None of that is true. As I've said in an earlier blog post and in several interviews (and as the book makes clear), Zelikow was not planted on the commission by the White House; many in the White House did not want him there. To his credit and as the book makes clear, Zelikow put in place a tremendously talented staff -- many of them Democrats -- and much of the book's narrative is of staff members standing up to Zelikow to be sure that the truth was told as they saw it. That explains why much of the 9/11 commission's final report remains the definitive account of the Sept. 11 attacks.

As the book makes clear, I do believe that the 9/11 commission report is incomplete, especially with the discovery that so much may have been missed at the National Security Agency. And I do believe that certain passages in the commission's report do distort the record -- most importantly, perhaps, on the question of possible Saudi links to some of the 9/11 hijackers. The report is widely read as an exoneration of Saudi Arabia when, in fact, many staffers feel that there is grave concern about the actions of some Saudi officials. On the question of Rove, I have written almost all I know -- there were phone contacts, Zelikow and White House officials insist they were innocent and involved Zelikow’s past work at the Miller Center, which specializes in presidential history.

The book also contains page after page of Dr. Zelikow explaining and defending his actions (taken often from our extended email conversation, which is available at this website). The book quotes Democrats on the commission, including Jamie Gorelick and Dan Marcus, the general counsel, saying that Zelikow did not pull his punches on sensitive issues, including the handling of the all-important Presidential Daily Briefs. Certainly Lee Hamilton, the commission's top Democrat, is a strong defender of Dr. Zelikow's.

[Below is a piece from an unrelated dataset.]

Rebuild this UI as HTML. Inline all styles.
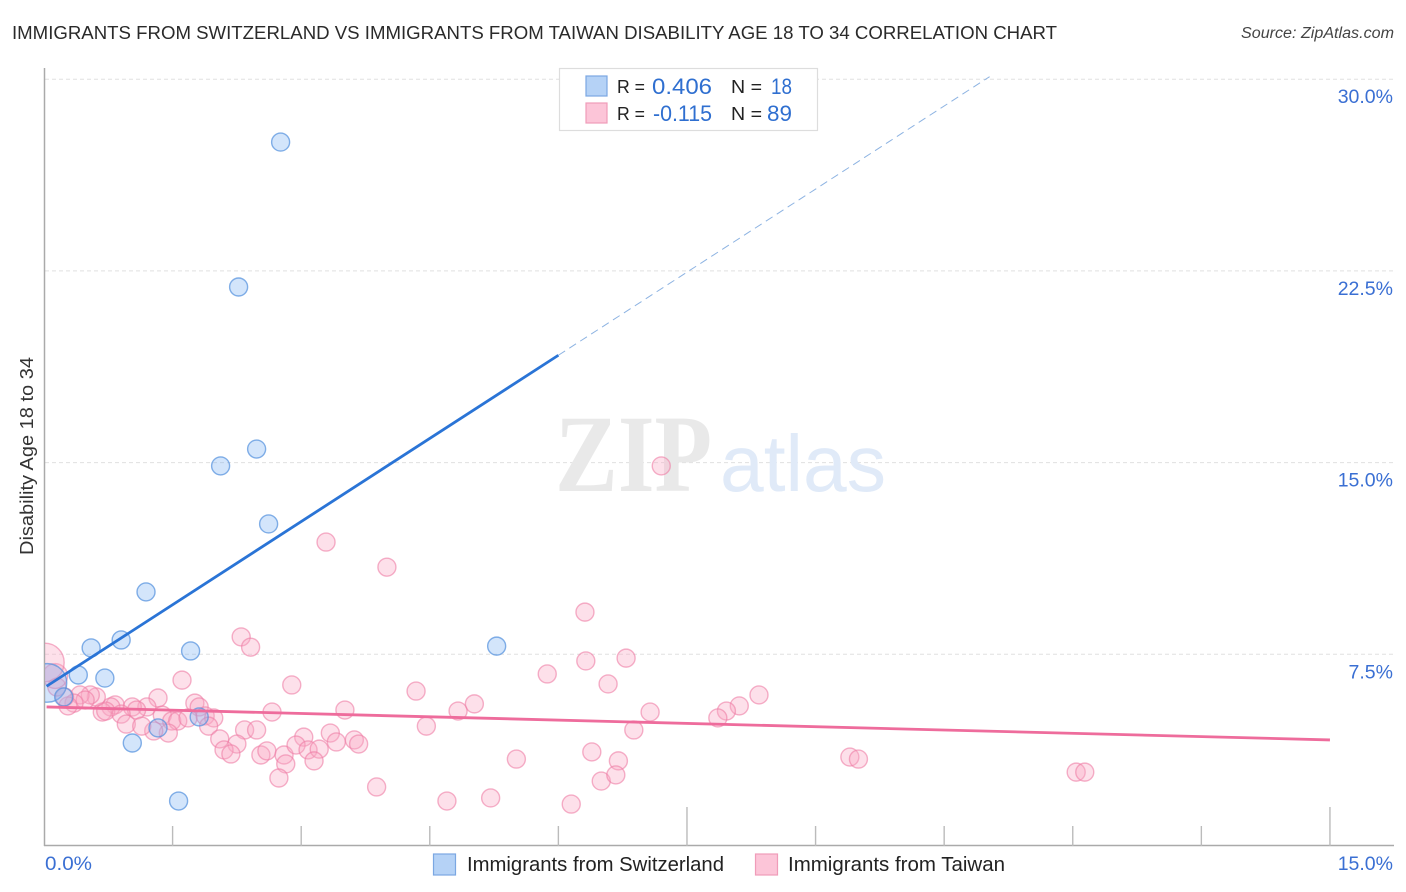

So far, there have been exactly two reviews of the book in large national publications, both by journalists at Newsweek magazine; one of them says explicitly that no matter how hard conspiracy theorists might try to stretch evidence in my book to suggest the opposite, Dr. Zelikow was almost certainly not a White House mole. The other says that while my book is harsh on Zelikow, the book shows that I reached out to tell Zelikow's side of the story. (One of the reviews was in Newsweek. The other was written by a Newsweek editor, Evan Thomas, and published in my own newspaper. Books written by NYT journalists cannot be reviwed by in-house critics because of the obvious conflict of interest.)

If you only read some of the more partisan elements of the blogosphere, you would think that I treated Dr. Zelikow like a comic-book character and gave him no chance to defend himself. He is not a comic-book character; he is not presented as one in the book. His version of events is represented on page after page. I hope you'll read the book and see.